If just one year ago, I had told you that the U.S. government could nationalize Citigroup or Bank of America, one could easily say that I had lost my mind. However, given the ongoing deterioration of the financial system, Citigroup and Bank of America are among more than 20 lenders that could become majority-owned by the U.S. government if the Obama administration decides to convert preferred shares into common equity. This is scary stuff! First, the government is allocating resources from tax-payers into non-performing firms. Eventually, this will have a terrible impact on long-term growth expectations. In addition, instead of minimizing the impacts of the ongoing deterioration of the global economy, politicians are making it worst by implementing “Buy American” protectionist measures that can easily trigger a trade war. So, given the current global macro environment, one should expect additional pressure on export dependent countries and we think some currencies will be particularly vulnerable going forward. Having said that, I will be looking for opportunities to buy safe-heaven currencies like the U.S. dollar against high yielding commodity currencies like the Canadian dollar, Australian Dollar or New Zealand dollar.

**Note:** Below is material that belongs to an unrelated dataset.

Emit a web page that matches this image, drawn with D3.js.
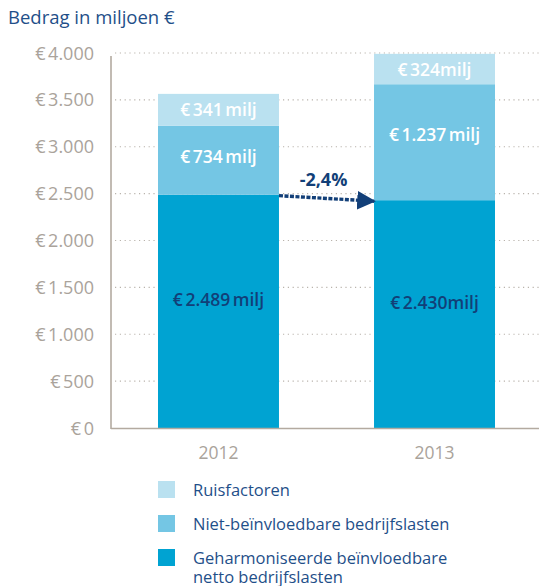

Senior Currency Strategist
Jamie Saettele

My picks: long EURUSD, against 1.25, targets 1.33 and 1.37
Expertise: Technical
Average Time Frame of Trades:

Finally, the EURUSD appears to have put in a solid bottom. After weeks of brutal choppy action in what was a triangle, the EURUSD broke lower. However, triangles lead to terminal thrusts. In other words, moves from triangles complete a larger move in that same direction. In this case, the break below 1.27 completed 5 waves down from 1.4723. A corrective advance over the next month (at least) is expected. Initial resistance is not until 1.33 (former chart resistance and 38.2% of decline from 1.4723). Support next begins at 1.2740.

Currency Strategist
Terri Belkas

My picks: Long EUR/JPY
Expertise: Fundamentals Combined With Technicals
Average Time Frame of Trades: 1 Day - 1 Week

EUR/JPY finally rose above trendline resistance at approximately 118.50, which was a make-or-break level in my book. Unfortunately, I had been looking for the pair to hold below that level, which led to my short EUR/JPY position getting stopped out. Now that price has clearly broken above, I am looking to initiate a long EUR/JPY position, which I intend to hold on a longer-term basis than many of my other trades. In order to accomodate for the choppy price action we've been seeing lately, stops will need to be placed below rising trendline support (connecting the mid-January - mid-February lows) at 116.50. Initial targets may be placed near the top of the pair's trading range since November at approximately 129.10/75, while secondary targets sit at the 38.2% fib of 169.51-112.10 at 133.96.

Currency Analyst
Ilya Spivak

My picks: Remain Short EURUSD
Expertise: Global Macro, Classic Technical Analysis
Average Time Frame of Trades: 1 week - 6 months

I first sold the Euro against the US dollar at 1.5510 and have been holding short since, expecting the emergence of a long-term down trend. The pair ended last week on a high note to test the upper boundary of a falling channel that has contained prices since mid-January. Considering the fundamentals, this move looks corrective: in the short to medium term, the dollar is likely to continue to benefit as investors expect the US economy's lead in entering the current crisis to be matched by a lead in the recovery; in the longer term, eroding trading terms in the Eurozone coupled with an improving trade position in the US will see EURUSD remain under selling pressure. Remain short, expecting a return to downward momentum to break to take the pair below 1.26 to test support at the bottom of the range that contained the pair from 10/22/08 - 11/10/08.

Currency Analyst
John Rivera

My picks:Short EUR/USD
Expertise: Fundamentals Combined With Technicals
Average Time Frame of Trades: 2-4 Days

My GBP/JPY breakout trade never materialized as the pair continues to trade near the 20-day and 50-day SMA. Although, we are seeing a test of the 50-Day SMA today which could lead to the breakout I was expecting. However, I am going away from the pair today as I am seeing an opportunity to short the Euro/Dollar after the it failed to break above the 20-Day SMA for a third time. The two prior failures lead to a Euro sell off of more than 200 pips. Therefore, I am looking for a retrace back to 1.2500.

Currency Analyst
Joel S. Kruger

My picks: Short USD/JPY @94.70 for 92.55 Objective, Stop @95.70
Expertise: Technical Analysis
Average Time Frame of Trades: 1-3 Days

Friday’s bearish reversal day has now been negated with the market rallying back to finally clear critical resistance at 94.60, the 2009 high and neckline of a major double bottom. However, while the pair trades at or near 94.60, the overall structure still remains grossly bearish and at a minimum, we would need to see a sustained break above 94.60 to confirm a material base and suggest a legitimate reversal in the trend. Daily studies have begun to look stretched and with stochastics already overbought and the RSI on the verge, we favor a scenario in which the 94.60 level will be cleared with limited additional upside, before the pair ultimately reverses course for bear trend resumption. We contend that even if today’s break of 94.60 should signal a shift in the trend, the overbought daily studies would more likely than not open a short-term pullback before the market would even consider a fresh upside extension back above 94.60 and beyond.